Fixed in https://github.com/rust-lang/rust/pull/51952

How can I fix these errors now?

warning: cannot find type `users` in this scope
  --> src/models.rs:45:37
   |
45 | #[derive(Debug, Clone, AsChangeset, Insertable, Serialize, Deserialize)]
   |                                     ^^^^^^^^^^ names from parent modules are not accessible without an explicit import
   |
   = warning: this was previously accepted by the compiler but is being phased out; it will become a hard error in a future release!
   = note: for more information, see issue #50504 <https://github.com/rust-lang/rust/issues/50504>

@vityafx unfortunately as a user you can't do anything to fix that error, the fix would need to be in diesel's Insertable custom derive. In the meantime you can allow the lint though.

Here is an example of how to suppress the warning:
export RUSTFLAGS="-Aproc-macro-derive-resolution-fallback"

Nitpicking on @lukedupin solution; maybe better adding:

#![allow(proc_macro_derive_resolution_fallback)]

at the top of your files that trigger the warning.

Setting an env variable somehow invalidates the compiler cache, therefore:

$ cargo check

and:

$ RUSTFLAGS="-Aproc-macro-derive-resolution-fallback" cargo check

are not the same and running one or the another will trigger a full (possible long) rebuild; f.e. your IDE may use cargo check for linting without setting that env var.
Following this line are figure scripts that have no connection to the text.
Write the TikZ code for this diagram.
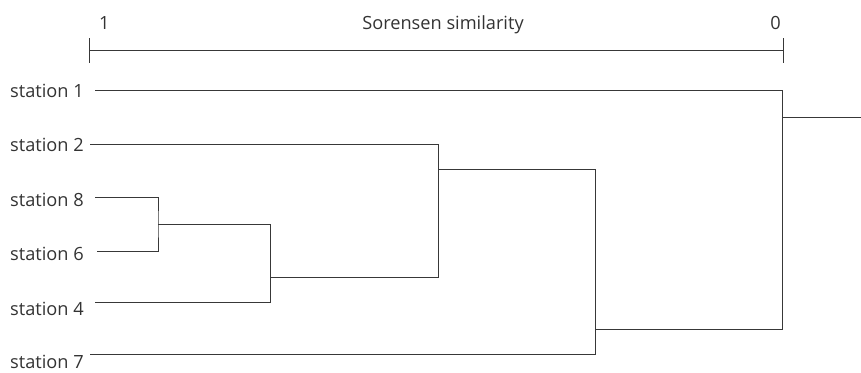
\documentclass[tikz,border=0pt]{standalone}
\usepackage{fontspec}
\setmainfont{Open Sans}
\definecolor{ink}{HTML}{333333}
\definecolor{wire}{HTML}{383838}
\begin{document}
\begin{tikzpicture}[x=1pt,y=-1pt,
  lbl/.style={inner sep=0pt,anchor=base west,text=ink,font=\fontsize{18.2}{20}\selectfont},
  edge/.style={draw=wire,line width=1pt,line cap=rect}]
\useasboundingbox (0,0) rectangle (861,372);
% axis
\node[lbl,anchor=base west] (one) at (99,29) {1};
\node[lbl,anchor=base east] (zero) at (781,29) {0};
\node[lbl,anchor=base] (title) at (443,29) {Sorensen similarity};
\coordinate (axL) at (89,50);
\coordinate (axR) at (783,50);
\draw[edge] (axL) -- (axR);
\draw[edge] (89,38) -- (89,62);
\draw[edge] (783,38) -- (783,62);
% labels
\node[lbl] (s1) at (10,97) {station 1};
\node[lbl] (s2) at (10,151) {station 2};
\node[lbl] (s8) at (10,206) {station 8};
\node[lbl] (s6) at (10,260) {station 6};
\node[lbl] (s4) at (10,315) {station 4};
\node[lbl] (s7) at (10,368) {station 7};
% leaf starts
\coordinate (l1) at (95,90);
\coordinate (l2) at (90,144);
\coordinate (l8) at (95,197);
\coordinate (l6) at (97,251);
\coordinate (l4) at (95,302);
\coordinate (l7) at (90,354);
% merge nodes
\coordinate (m86) at (158,224);
\coordinate (m864) at (270,277);
\coordinate (m2) at (438,169);
\coordinate (m7) at (595,329);
\coordinate (root) at (782,117);
\coordinate (rootEnd) at (861,117);
% dendrogram
\draw[edge] (l8) -| (m86) |- (l6);
\draw[edge] (m86) -| (m864);
\draw[edge] (l4) -| (m864);
\draw[edge] (m864) -| (m2);
\draw[edge] (l2) -| (m2);
\draw[edge] (m2) -| (m7);
\draw[edge] (l7) -| (m7);
\draw[edge] (m7) -| (root);
\draw[edge] (l1) -| (root);
\draw[edge] (root) -- (rootEnd);
\end{tikzpicture}
\end{document}
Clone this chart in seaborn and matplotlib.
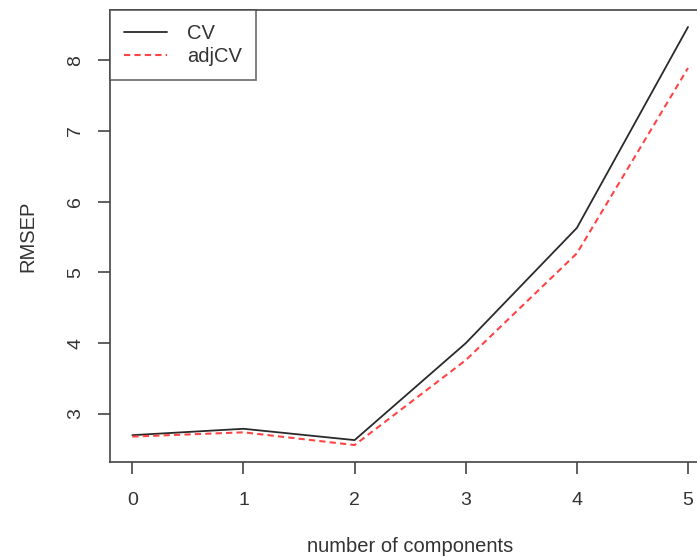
import matplotlib
matplotlib.use("Agg")
import matplotlib.pyplot as plt
import seaborn as sns
import pandas as pd

# RMSEP by number of components
components = [0, 1, 2, 3, 4, 5]
cv = [2.70, 2.79, 2.63, 4.00, 5.63, 8.47]
adj_cv = [2.68, 2.74, 2.56, 3.76, 5.27, 7.89]

sns.set_style("ticks")
plt.rcParams['font.family'] = ['Liberation Sans', 'DejaVu Sans']

df = pd.DataFrame({"ncomp": components, "CV": cv, "adjCV": adj_cv})

fig = plt.figure(figsize=(6.97, 5.56), dpi=100)
ax = fig.add_axes([0.158, 0.169, 0.861, 0.813])

sns.lineplot(data=df, x="ncomp", y="CV", ax=ax, color="#2a2a2a", linewidth=1.3, label="CV")
sns.lineplot(data=df, x="ncomp", y="adjCV", ax=ax, color="#ff4444", linewidth=1.5,
             linestyle=(0, (3, 2)), label="adjCV")

ax.set_xlim(-0.2, 5.2)
ax.set_ylim(2.32, 8.71)
ax.set_xticks(components)
ax.set_yticks([3, 4, 5, 6, 7, 8])
ax.set_xlabel("number of components", fontsize=14.5, color="#333333", labelpad=20)
ax.set_ylabel("RMSEP", fontsize=14.5, color="#333333", labelpad=22)
ax.tick_params(labelsize=14, length=8.5, width=1.2, colors="#444444", labelcolor="#333333", pad=10)
ax.tick_params(axis="x", pad=13)
for lbl in ax.get_yticklabels():
    lbl.set_rotation(90)
    lbl.set_va("center")
for sp in ax.spines.values():
    sp.set_visible(True)
    sp.set_color("#444444")
    sp.set_linewidth(1.2)

leg = ax.legend(loc="upper left", fontsize=14.5, frameon=True, fancybox=False,
                borderaxespad=0, handlelength=2.1, borderpad=0.7, labelspacing=0.2,
                handletextpad=1.0)
leg.get_frame().set_edgecolor("#444444")
leg.get_frame().set_linewidth(1.2)
for t in leg.get_texts():
    t.set_color("#333333")

fig.savefig("out.png", dpi=100)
@apiraino I'd like to add a small but important correction to what you wrote, which suggested using an outer attribute, prefixed with #. Here is the proper syntax to use at the top of a file to disable the warning:

#![allow(proc_macro_derive_resolution_fallback)]
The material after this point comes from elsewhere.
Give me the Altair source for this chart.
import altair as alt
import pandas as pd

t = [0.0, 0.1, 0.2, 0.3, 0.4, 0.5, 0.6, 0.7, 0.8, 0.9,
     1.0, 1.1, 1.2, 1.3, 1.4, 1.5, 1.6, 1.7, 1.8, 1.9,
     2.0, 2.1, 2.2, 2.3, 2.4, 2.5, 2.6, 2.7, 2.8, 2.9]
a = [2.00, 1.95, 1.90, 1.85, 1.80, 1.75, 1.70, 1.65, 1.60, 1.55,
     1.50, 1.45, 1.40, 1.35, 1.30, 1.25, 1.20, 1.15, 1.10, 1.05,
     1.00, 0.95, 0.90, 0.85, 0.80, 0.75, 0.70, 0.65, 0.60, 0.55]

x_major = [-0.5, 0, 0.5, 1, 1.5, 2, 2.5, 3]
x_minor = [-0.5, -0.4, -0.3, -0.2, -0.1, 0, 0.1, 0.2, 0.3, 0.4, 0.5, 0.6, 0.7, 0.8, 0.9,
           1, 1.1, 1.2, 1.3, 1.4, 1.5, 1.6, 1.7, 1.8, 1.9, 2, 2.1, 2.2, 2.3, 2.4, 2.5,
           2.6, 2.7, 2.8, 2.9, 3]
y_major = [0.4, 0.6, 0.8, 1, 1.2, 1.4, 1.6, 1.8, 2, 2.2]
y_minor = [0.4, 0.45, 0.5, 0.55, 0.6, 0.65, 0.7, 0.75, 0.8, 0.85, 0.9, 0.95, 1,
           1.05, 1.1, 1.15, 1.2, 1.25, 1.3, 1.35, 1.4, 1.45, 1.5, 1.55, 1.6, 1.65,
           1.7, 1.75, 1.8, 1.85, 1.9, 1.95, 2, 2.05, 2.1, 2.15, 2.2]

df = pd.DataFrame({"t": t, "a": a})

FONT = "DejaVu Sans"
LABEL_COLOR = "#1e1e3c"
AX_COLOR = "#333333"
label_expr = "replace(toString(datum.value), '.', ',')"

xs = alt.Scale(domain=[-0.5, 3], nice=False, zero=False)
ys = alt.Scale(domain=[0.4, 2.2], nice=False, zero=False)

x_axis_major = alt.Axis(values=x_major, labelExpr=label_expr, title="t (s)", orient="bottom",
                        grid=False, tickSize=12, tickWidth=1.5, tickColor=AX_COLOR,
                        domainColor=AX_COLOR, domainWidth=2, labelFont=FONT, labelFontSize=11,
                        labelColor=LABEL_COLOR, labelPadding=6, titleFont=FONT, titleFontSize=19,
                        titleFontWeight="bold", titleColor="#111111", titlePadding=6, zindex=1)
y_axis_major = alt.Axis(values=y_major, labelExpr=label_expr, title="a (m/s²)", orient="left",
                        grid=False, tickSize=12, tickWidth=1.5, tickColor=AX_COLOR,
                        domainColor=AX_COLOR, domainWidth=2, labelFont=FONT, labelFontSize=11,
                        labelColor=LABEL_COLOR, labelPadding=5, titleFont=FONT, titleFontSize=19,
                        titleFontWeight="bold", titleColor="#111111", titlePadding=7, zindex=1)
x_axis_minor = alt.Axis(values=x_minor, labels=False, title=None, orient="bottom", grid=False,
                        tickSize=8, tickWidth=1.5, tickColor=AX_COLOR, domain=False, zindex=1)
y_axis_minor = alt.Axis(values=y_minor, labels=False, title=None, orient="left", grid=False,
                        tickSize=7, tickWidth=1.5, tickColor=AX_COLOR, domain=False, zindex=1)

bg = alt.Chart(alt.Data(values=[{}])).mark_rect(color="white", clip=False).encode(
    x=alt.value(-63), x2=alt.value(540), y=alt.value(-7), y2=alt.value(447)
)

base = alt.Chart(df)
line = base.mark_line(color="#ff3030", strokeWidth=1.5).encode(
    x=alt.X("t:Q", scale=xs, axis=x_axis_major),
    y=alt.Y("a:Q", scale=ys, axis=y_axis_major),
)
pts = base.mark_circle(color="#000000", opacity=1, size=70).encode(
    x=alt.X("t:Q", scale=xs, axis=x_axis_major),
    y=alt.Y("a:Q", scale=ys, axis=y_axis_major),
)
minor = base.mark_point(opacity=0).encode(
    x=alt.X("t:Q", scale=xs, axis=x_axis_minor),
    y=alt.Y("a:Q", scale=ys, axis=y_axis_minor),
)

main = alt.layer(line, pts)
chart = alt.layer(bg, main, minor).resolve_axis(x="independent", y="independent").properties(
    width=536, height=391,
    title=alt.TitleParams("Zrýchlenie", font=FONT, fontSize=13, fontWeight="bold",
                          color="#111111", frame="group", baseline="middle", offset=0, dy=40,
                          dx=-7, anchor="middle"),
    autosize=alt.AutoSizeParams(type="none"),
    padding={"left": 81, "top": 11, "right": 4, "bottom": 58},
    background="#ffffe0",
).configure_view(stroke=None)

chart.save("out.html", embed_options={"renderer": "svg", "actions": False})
This uses an inner attribute, prefixed with #!, which includes the bang.

Btw, I'm getting these kind of warnings also for diesel's AsChangeset, Insertable, Associations, Identifiable, Queryable and QueryableByName.
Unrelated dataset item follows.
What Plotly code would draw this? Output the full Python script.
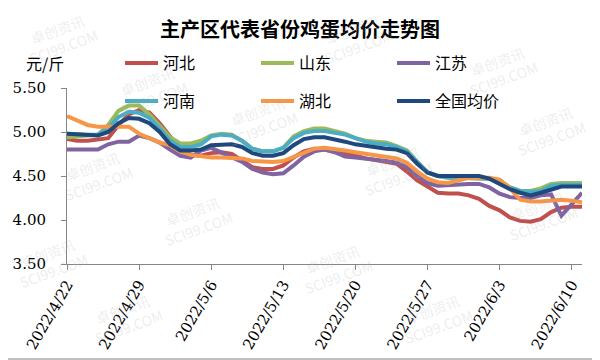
import pandas as pd
import plotly.graph_objects as go

dates = pd.date_range("2022-04-22", "2022-06-11", freq="D")

hebei = [4.92, 4.90, 4.90, 4.91, 4.93, 5.08, 5.20, 5.25, 5.22, 5.10,
         4.95, 4.80, 4.74, 4.73, 4.76, 4.77, 4.75, 4.68, 4.60, 4.58,
         4.58, 4.62, 4.71, 4.78, 4.81, 4.80, 4.78, 4.76, 4.73, 4.70,
         4.68, 4.67, 4.64, 4.55, 4.45, 4.38, 4.31, 4.30, 4.30, 4.28,
         4.24, 4.16, 4.11, 4.03, 3.99, 3.98, 4.01, 4.09, 4.14, 4.15, 4.15]
shandong = [4.94, 4.95, 4.96, 4.97, 5.08, 5.24, 5.30, 5.30, 5.20, 5.07,
            4.94, 4.87, 4.87, 4.90, 4.96, 4.98, 4.97, 4.90, 4.81, 4.78,
            4.78, 4.82, 4.95, 5.01, 5.04, 5.04, 5.01, 4.98, 4.93, 4.90,
            4.89, 4.88, 4.84, 4.79, 4.66, 4.54, 4.50, 4.48, 4.48, 4.48,
            4.48, 4.47, 4.45, 4.37, 4.33, 4.33, 4.36, 4.41, 4.42, 4.42, 4.42]
jiangsu = [4.80, 4.80, 4.80, 4.80, 4.86, 4.89, 4.89, 4.96, 4.93, 4.88,
           4.80, 4.73, 4.71, 4.79, 4.82, 4.77, 4.72, 4.66, 4.58, 4.54,
           4.52, 4.53, 4.62, 4.72, 4.78, 4.80, 4.77, 4.72, 4.71, 4.70,
           4.69, 4.67, 4.65, 4.60, 4.50, 4.42, 4.39, 4.40, 4.41, 4.41,
           4.41, 4.37, 4.30, 4.26, 4.25, 4.25, 4.28, 4.29, 4.05, 4.18, 4.31]
henan = [4.98, 4.97, 4.97, 4.97, 5.05, 5.17, 5.23, 5.22, 5.16, 5.04,
         4.90, 4.83, 4.83, 4.86, 4.95, 4.97, 4.96, 4.90, 4.81, 4.78,
         4.78, 4.82, 4.93, 4.99, 5.01, 5.01, 4.99, 4.97, 4.93, 4.89,
         4.87, 4.86, 4.83, 4.78, 4.66, 4.54, 4.50, 4.48, 4.48, 4.48,
         4.48, 4.47, 4.44, 4.37, 4.33, 4.32, 4.33, 4.39, 4.40, 4.40, 4.40]
hubei = [5.18, 5.13, 5.08, 5.06, 5.06, 5.07, 5.06, 4.98, 4.93, 4.88,
         4.85, 4.78, 4.74, 4.72, 4.71, 4.71, 4.71, 4.70, 4.67, 4.66,
         4.66, 4.67, 4.72, 4.77, 4.81, 4.82, 4.81, 4.79, 4.77, 4.75,
         4.73, 4.71, 4.70, 4.65, 4.55, 4.47, 4.43, 4.42, 4.45, 4.48,
         4.48, 4.48, 4.46, 4.36, 4.23, 4.21, 4.21, 4.22, 4.23, 4.22, 4.20]
national = [4.98, 4.97, 4.96, 4.96, 5.00, 5.10, 5.16, 5.15, 5.10, 5.00,
            4.86, 4.79, 4.79, 4.80, 4.85, 4.86, 4.86, 4.83, 4.76, 4.73,
            4.73, 4.76, 4.85, 4.92, 4.94, 4.94, 4.92, 4.89, 4.86, 4.84,
            4.82, 4.81, 4.80, 4.76, 4.64, 4.54, 4.50, 4.50, 4.50, 4.50,
            4.50, 4.47, 4.41, 4.35, 4.31, 4.28, 4.31, 4.35, 4.38, 4.38, 4.38]

tick_dates = ["2022-04-22", "2022-04-29", "2022-05-06", "2022-05-13",
              "2022-05-20", "2022-05-27", "2022-06-03", "2022-06-10"]
tick_text = ["2022/4/22", "2022/4/29", "2022/5/6", "2022/5/13",
             "2022/5/20", "2022/5/27", "2022/6/3", "2022/6/10"]

names = ["河北", "山东", "江苏", "河南", "湖北", "全国均价"]
values = [hebei, shandong, jiangsu, henan, hubei, national]
colors = ["#C0504D", "#9BBB59", "#8064A2", "#4BACC6", "#F79646", "#1F497D"]

# page body has an 8px margin: figure is drawn from (8, 8) of the window
OFF = 8
W, H = 600 - OFF, 360 - OFF
L, R, T, B = 67 - OFF, 18, 88 - OFF, 96
pw, ph = W - L - R, H - T - B

def px_x(ref_x):
    return (ref_x - OFF - L) / pw

def px_y(ref_y):
    return (H - B - (ref_y - OFF)) / ph

fig = go.Figure()
legend_ids = ["legend", "legend2", "legend3", "legend4", "legend5", "legend6"]
for i, (name, vals, color) in enumerate(zip(names, values, colors)):
    fig.add_trace(go.Scatter(x=dates, y=vals, name=name, mode="lines",
                             line=dict(color=color, width=4),
                             legend=legend_ids[i]))

# watermarks
wm_pos = [(60, 38), (355, 38), (150, 90), (500, 70), (260, 120), (548, 130),
          (95, 175), (395, 170), (195, 220), (540, 215), (50, 262),
          (335, 268), (125, 318), (435, 318)]
for (px, py) in wm_pos:
    fig.add_annotation(x=px_x(px), y=px_y(py), xref="paper", yref="paper",
                       xanchor="center", yanchor="middle",
                       text="卓创资讯<br>SCI99.COM", showarrow=False, textangle=-20,
                       font=dict(family="Noto Sans CJK SC", size=14, color="rgba(170,170,170,0.22)"))

fig.add_annotation(x=px_x(45), y=px_y(63), xref="paper", yref="paper",
                   xanchor="center", yanchor="middle",
                   text="元/斤", showarrow=False,
                   font=dict(family="Noto Sans CJK SC", size=16, color="#000"))

fig.add_shape(type="rect", xref="paper", yref="paper",
              x0=px_x(1), x1=px_x(599),
              y0=px_y(359), y1=px_y(1),
              line=dict(color="#BFBFBF", width=2), layer="below")

legend_layout = {}
col_px = [120, 256, 392]
row_py = [63, 101]
for i, lid in enumerate(legend_ids):
    legend_layout[lid] = dict(
        orientation="h", x=px_x(col_px[i % 3]), xanchor="left",
        y=px_y(row_py[i // 3]), yanchor="middle", itemwidth=33,
        bgcolor="rgba(0,0,0,0)",
        font=dict(family="Noto Sans CJK SC", size=16, color="#000"))

fig.update_layout(
    width=W, height=H,
    margin=dict(l=L, r=R, t=T, b=B, autoexpand=False),
    paper_bgcolor="white", plot_bgcolor="white",
    title=dict(text="<b>主产区代表省份鸡蛋均价走势图</b>", x=px_x(300), xref="paper",
               xanchor="center", y=1 - (30 - OFF) / H, yanchor="middle",
               font=dict(family="Noto Sans CJK SC", size=20, color="#000")),
    xaxis=dict(type="date", range=["2022-04-22", "2022-06-11"],
               tickmode="array", tickvals=tick_dates, ticktext=tick_text,
               tickangle=-60, ticks="outside", ticklen=5, tickcolor="#868686",
               showline=True, linecolor="#868686", linewidth=1,
               showgrid=False, zeroline=False, automargin=False,
               tickfont=dict(family="DejaVu Serif", size=15, color="#000")),
    yaxis=dict(range=[3.5, 5.5], tickmode="array",
               tickvals=[3.5, 4.0, 4.5, 5.0, 5.5], tickformat=".2f",
               ticks="outside", ticklen=5, tickcolor="#868686",
               showline=True, linecolor="#868686", linewidth=1,
               showgrid=False, zeroline=False, ticklabelstandoff=12,
               automargin=False,
               tickfont=dict(family="DejaVu Serif", size=15, color="#000")),
    showlegend=True,
    **legend_layout,
)

fig.write_html("out.html")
I feel like there's a bug with the lint itself. My proc macro expands to the following (example taken from its unit test, slightly modified to demonstrate the problem):

// Not a part of actual macro output, but is instead present at call site. I'm parsing the input struct's type
// specificially (the macro is a derive macro), so it's fine to avoid fully qualifying it, since use super::*;
// will take care of everything.
use std::time::SystemTime; 
mod entries {
    use super::*;
    #[doc = "The entry identifier type for the `field` field in the `MyConfigTable` config table."]
    pub enum Field {}
    impl ::snec::Entry for Field {
        type Data = SystemTime; // This is not in the prelude 
        const NAME: &'static str = "field";
    }
};
...

The use super::*; there is what is expected to make the name resolution work correctly instead of failing because of the module. The macro's output compiles just fine, but produces the lint.

Even though I'm completely not familiar with the implementation of the lint itself, I suspect that the culprit is that it simply checks for relative names which would are valid outside the module. I don't know whether it's implemented like this though, that's just a wild guess.